Each line below should be retyped exactly, with no pictures.

■ Material provided ■

↓

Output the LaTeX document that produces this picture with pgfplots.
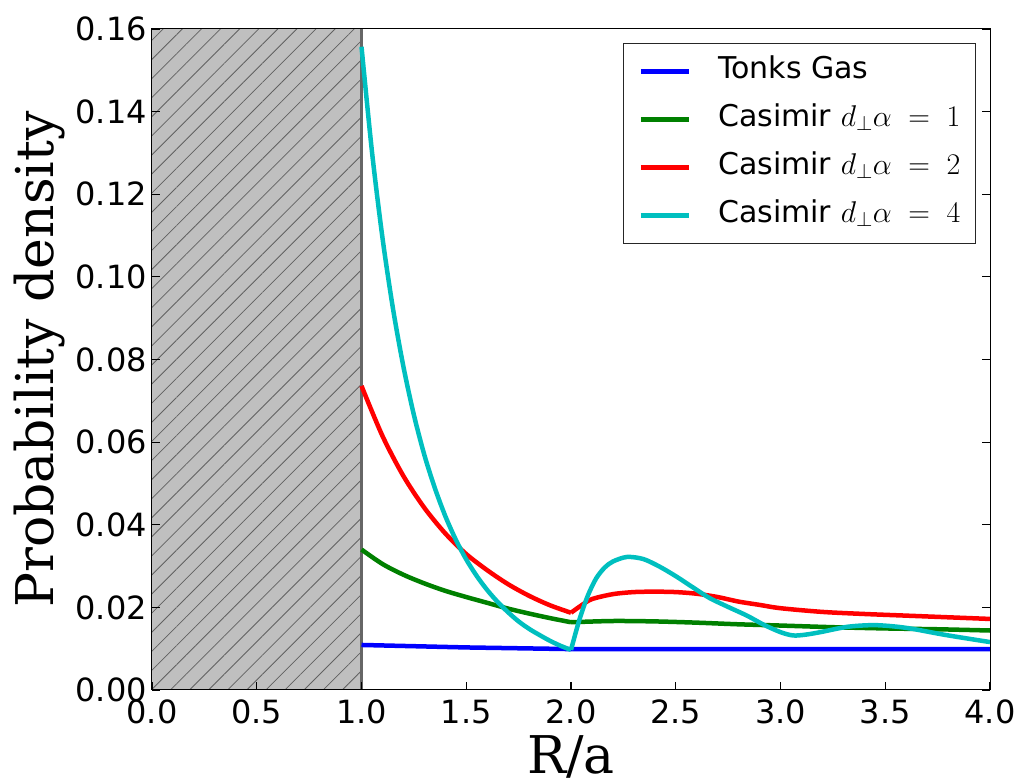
\RequirePackage{fix-cm}
\documentclass[border=0pt]{standalone}
\usepackage{pgfplots}
\pgfplotsset{compat=1.18}
\usepackage{fontspec}
\setmainfont{DejaVu Sans}
\newfontfamily\dvserif{DejaVu Serif}
\usetikzlibrary{patterns.meta}
\definecolor{mplgreen}{rgb}{0,0.5,0}
\definecolor{mplcyan}{rgb}{0,0.75,0.75}
\definecolor{hatchbg}{gray}{0.75}
\definecolor{hatchline}{gray}{0.38}
\begin{document}
\begin{tikzpicture}
\path[use as bounding box] (0,0) rectangle (1021pt,784pt);
\begin{axis}[
  at={(152pt,94pt)}, anchor=south west,
  scale only axis, width=838pt, height=661pt,
  xmin=0, xmax=4, ymin=0, ymax=0.16,
  xtick={0,0.5,1,1.5,2,2.5,3,3.5,4},
  xticklabels={0.0,0.5,1.0,1.5,2.0,2.5,3.0,3.5,4.0},
  ytick={0,0.02,0.04,0.06,0.08,0.10,0.12,0.14,0.16},
  yticklabels={0.00,0.02,0.04,0.06,0.08,0.10,0.12,0.14,0.16},
  xtick pos=bottom, ytick pos=both,
  tick align=inside, major tick length=8pt,
  tick style={black, line width=1.2pt},
  axis line style={black, line width=1pt},
  scaled y ticks=false,
  xticklabel style={font=\fontsize{32}{32}\selectfont, inner sep=0pt, anchor=north, yshift=-10pt},
  yticklabel style={font=\fontsize{32}{32}\selectfont, inner sep=0pt, anchor=east, xshift=-5pt},
  xlabel={R/a}, ylabel={Probability density},
  xlabel style={font=\dvserif\fontsize{52}{52}\selectfont, at={(axis description cs:0.5,0)}, anchor=base, inner sep=0pt, yshift=-84pt},
  ylabel style={font=\dvserif\fontsize{52}{52}\selectfont, at={(axis description cs:-0.1181,0.5)}, anchor=base, inner sep=0pt},
  axis on top,
  legend cell align=left,
  legend style={at={(1,1)}, xshift=-14pt, yshift=-14pt, anchor=north east,
    draw=black!85, line width=1pt, fill=white,
    font=\fontsize{30}{30}\selectfont,
    inner xsep=15pt, inner ysep=13pt, row sep=18pt,
    nodes={inner sep=0pt, text height=22pt, text depth=8pt},
    /tikz/every odd column/.append style={column sep=27pt}},
  legend image code/.code={\draw[#1, line width=4.5pt] (0pt,0pt) -- (48pt,0pt);},
  every axis plot/.append style={line width=4.5pt, line join=round},
]
\addplot[forget plot, draw=hatchline, line width=1pt, fill=hatchbg,
  postaction={pattern={Lines[angle=45,distance=13.5pt,line width=0.8pt]}, pattern color=hatchline}]
  coordinates {(0,0) (1,0) (1,0.16) (0,0.16)} -- cycle;
\addplot[forget plot, draw=black!60, line width=2.5pt] coordinates {(1,0) (1,0.16)};

% Tonks gas
\addplot[blue, line width=4.5pt] coordinates {(1.0,0.0109) (1.25,0.0106) (1.5,0.0103) (1.75,0.0101) (2.0,0.0099) (2.5,0.0099) (3.0,0.0099) (3.5,0.0099) (4.0,0.0099)};
\addlegendentry{Tonks Gas}
% d alpha = 1
\addplot[mplgreen, smooth, line width=4.5pt] coordinates {(1.0,0.0340) (1.1,0.0305) (1.2,0.0279) (1.3,0.0258) (1.4,0.0240) (1.5,0.0225) (1.6,0.0211) (1.7,0.0197) (1.8,0.0185) (1.9,0.0174) (2.0,0.0164)};
\addlegendentry{Casimir $d_{\perp}\alpha\;=\;1$}
% d alpha = 2
\addplot[red, smooth, line width=4.5pt] coordinates {(1.0,0.0736) (1.1,0.0615) (1.2,0.0518) (1.3,0.0441) (1.4,0.0379) (1.5,0.0329) (1.6,0.0290) (1.7,0.0256) (1.8,0.0228) (1.9,0.0205) (2.0,0.0187)};
\addlegendentry{Casimir $d_{\perp}\alpha\;=\;2$}
% d alpha = 4
\addplot[mplcyan, smooth, line width=4.5pt] coordinates {(1.00,0.1557) (1.05,0.1303) (1.10,0.1095) (1.15,0.0924) (1.20,0.0783) (1.25,0.0666) (1.30,0.0569) (1.35,0.0489) (1.40,0.0421) (1.45,0.0364) (1.50,0.0316) (1.55,0.0276) (1.60,0.0242) (1.65,0.0213) (1.70,0.0188) (1.75,0.0166) (1.80,0.0148) (1.85,0.0133) (1.90,0.0119) (1.95,0.0107) (2.00,0.0097)};
\addlegendentry{Casimir $d_{\perp}\alpha\;=\;4$}

% segments beyond R/a = 2
\addplot[forget plot, mplgreen, smooth, line width=4.5pt] coordinates {(2.0,0.0164) (2.2,0.0167) (2.4,0.0166) (2.6,0.0163) (2.8,0.0159) (3.0,0.0156) (3.25,0.0152) (3.5,0.0149) (3.75,0.0147) (4.0,0.0144)};
\addplot[forget plot, red, smooth, line width=4.5pt] coordinates {(2.0,0.0187) (2.05,0.0205) (2.1,0.0220) (2.2,0.0232) (2.3,0.0237) (2.4,0.0238) (2.5,0.0237) (2.6,0.0233) (2.7,0.0225) (2.8,0.0214) (2.9,0.0206) (3.0,0.0198) (3.2,0.0189) (3.4,0.0184) (3.6,0.0180) (3.8,0.0176) (4.0,0.0172)};
\addplot[forget plot, mplcyan, smooth, line width=4.5pt] coordinates {(2.0,0.0097) (2.04,0.0170) (2.08,0.0228) (2.12,0.0270) (2.16,0.0296) (2.2,0.0311) (2.267,0.0322) (2.345,0.0317) (2.425,0.0298) (2.505,0.0274) (2.58,0.0249) (2.66,0.0223) (2.75,0.0201) (2.84,0.0180) (2.92,0.0158) (3.0,0.0140) (3.06,0.0132) (3.12,0.0134) (3.19,0.0140) (3.32,0.0153) (3.44,0.0157) (3.54,0.0154) (3.63,0.0148) (3.79,0.0133) (4.0,0.0116)};
\end{axis}
\end{tikzpicture}
\end{document}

↑

■ Solution to this exercise ■
Output the LaTeX document that produces this picture with pgfplots.
\RequirePackage{fix-cm}
\documentclass[border=0pt]{standalone}
\usepackage{pgfplots}
\pgfplotsset{compat=1.18}
\usepackage{fontspec}
\setmainfont{DejaVu Sans}
\newfontfamily\dvserif{DejaVu Serif}
\usetikzlibrary{patterns.meta}
\definecolor{mplgreen}{rgb}{0,0.5,0}
\definecolor{mplcyan}{rgb}{0,0.75,0.75}
\definecolor{hatchbg}{gray}{0.75}
\definecolor{hatchline}{gray}{0.38}
\begin{document}
\begin{tikzpicture}
\path[use as bounding box] (0,0) rectangle (1021pt,784pt);
\begin{axis}[
  at={(152pt,94pt)}, anchor=south west,
  scale only axis, width=838pt, height=661pt,
  xmin=0, xmax=4, ymin=0, ymax=0.16,
  xtick={0,0.5,1,1.5,2,2.5,3,3.5,4},
  xticklabels={0.0,0.5,1.0,1.5,2.0,2.5,3.0,3.5,4.0},
  ytick={0,0.02,0.04,0.06,0.08,0.10,0.12,0.14,0.16},
  yticklabels={0.00,0.02,0.04,0.06,0.08,0.10,0.12,0.14,0.16},
  xtick pos=bottom, ytick pos=both,
  tick align=inside, major tick length=8pt,
  tick style={black, line width=1.2pt},
  axis line style={black, line width=1pt},
  scaled y ticks=false,
  xticklabel style={font=\fontsize{32}{32}\selectfont, inner sep=0pt, anchor=north, yshift=-10pt},
  yticklabel style={font=\fontsize{32}{32}\selectfont, inner sep=0pt, anchor=east, xshift=-5pt},
  xlabel={R/a}, ylabel={Probability density},
  xlabel style={font=\dvserif\fontsize{52}{52}\selectfont, at={(axis description cs:0.5,0)}, anchor=base, inner sep=0pt, yshift=-84pt},
  ylabel style={font=\dvserif\fontsize{52}{52}\selectfont, at={(axis description cs:-0.1181,0.5)}, anchor=base, inner sep=0pt},
  axis on top,
  legend cell align=left,
  legend style={at={(1,1)}, xshift=-14pt, yshift=-14pt, anchor=north east,
    draw=black!85, line width=1pt, fill=white,
    font=\fontsize{30}{30}\selectfont,
    inner xsep=15pt, inner ysep=13pt, row sep=18pt,
    nodes={inner sep=0pt, text height=22pt, text depth=8pt},
    /tikz/every odd column/.append style={column sep=27pt}},
  legend image code/.code={\draw[#1, line width=4.5pt] (0pt,0pt) -- (48pt,0pt);},
  every axis plot/.append style={line width=4.5pt, line join=round},
]
\addplot[forget plot, draw=hatchline, line width=1pt, fill=hatchbg,
  postaction={pattern={Lines[angle=45,distance=13.5pt,line width=0.8pt]}, pattern color=hatchline}]
  coordinates {(0,0) (1,0) (1,0.16) (0,0.16)} -- cycle;
\addplot[forget plot, draw=black!60, line width=2.5pt] coordinates {(1,0) (1,0.16)};

% Tonks gas
\addplot[blue, line width=4.5pt] coordinates {(1.0,0.0109) (1.25,0.0106) (1.5,0.0103) (1.75,0.0101) (2.0,0.0099) (2.5,0.0099) (3.0,0.0099) (3.5,0.0099) (4.0,0.0099)};
\addlegendentry{Tonks Gas}
% d alpha = 1
\addplot[mplgreen, smooth, line width=4.5pt] coordinates {(1.0,0.0340) (1.1,0.0305) (1.2,0.0279) (1.3,0.0258) (1.4,0.0240) (1.5,0.0225) (1.6,0.0211) (1.7,0.0197) (1.8,0.0185) (1.9,0.0174) (2.0,0.0164)};
\addlegendentry{Casimir $d_{\perp}\alpha\;=\;1$}
% d alpha = 2
\addplot[red, smooth, line width=4.5pt] coordinates {(1.0,0.0736) (1.1,0.0615) (1.2,0.0518) (1.3,0.0441) (1.4,0.0379) (1.5,0.0329) (1.6,0.0290) (1.7,0.0256) (1.8,0.0228) (1.9,0.0205) (2.0,0.0187)};
\addlegendentry{Casimir $d_{\perp}\alpha\;=\;2$}
% d alpha = 4
\addplot[mplcyan, smooth, line width=4.5pt] coordinates {(1.00,0.1557) (1.05,0.1303) (1.10,0.1095) (1.15,0.0924) (1.20,0.0783) (1.25,0.0666) (1.30,0.0569) (1.35,0.0489) (1.40,0.0421) (1.45,0.0364) (1.50,0.0316) (1.55,0.0276) (1.60,0.0242) (1.65,0.0213) (1.70,0.0188) (1.75,0.0166) (1.80,0.0148) (1.85,0.0133) (1.90,0.0119) (1.95,0.0107) (2.00,0.0097)};
\addlegendentry{Casimir $d_{\perp}\alpha\;=\;4$}

% segments beyond R/a = 2
\addplot[forget plot, mplgreen, smooth, line width=4.5pt] coordinates {(2.0,0.0164) (2.2,0.0167) (2.4,0.0166) (2.6,0.0163) (2.8,0.0159) (3.0,0.0156) (3.25,0.0152) (3.5,0.0149) (3.75,0.0147) (4.0,0.0144)};
\addplot[forget plot, red, smooth, line width=4.5pt] coordinates {(2.0,0.0187) (2.05,0.0205) (2.1,0.0220) (2.2,0.0232) (2.3,0.0237) (2.4,0.0238) (2.5,0.0237) (2.6,0.0233) (2.7,0.0225) (2.8,0.0214) (2.9,0.0206) (3.0,0.0198) (3.2,0.0189) (3.4,0.0184) (3.6,0.0180) (3.8,0.0176) (4.0,0.0172)};
\addplot[forget plot, mplcyan, smooth, line width=4.5pt] coordinates {(2.0,0.0097) (2.04,0.0170) (2.08,0.0228) (2.12,0.0270) (2.16,0.0296) (2.2,0.0311) (2.267,0.0322) (2.345,0.0317) (2.425,0.0298) (2.505,0.0274) (2.58,0.0249) (2.66,0.0223) (2.75,0.0201) (2.84,0.0180) (2.92,0.0158) (3.0,0.0140) (3.06,0.0132) (3.12,0.0134) (3.19,0.0140) (3.32,0.0153) (3.44,0.0157) (3.54,0.0154) (3.63,0.0148) (3.79,0.0133) (4.0,0.0116)};
\end{axis}
\end{tikzpicture}
\end{document}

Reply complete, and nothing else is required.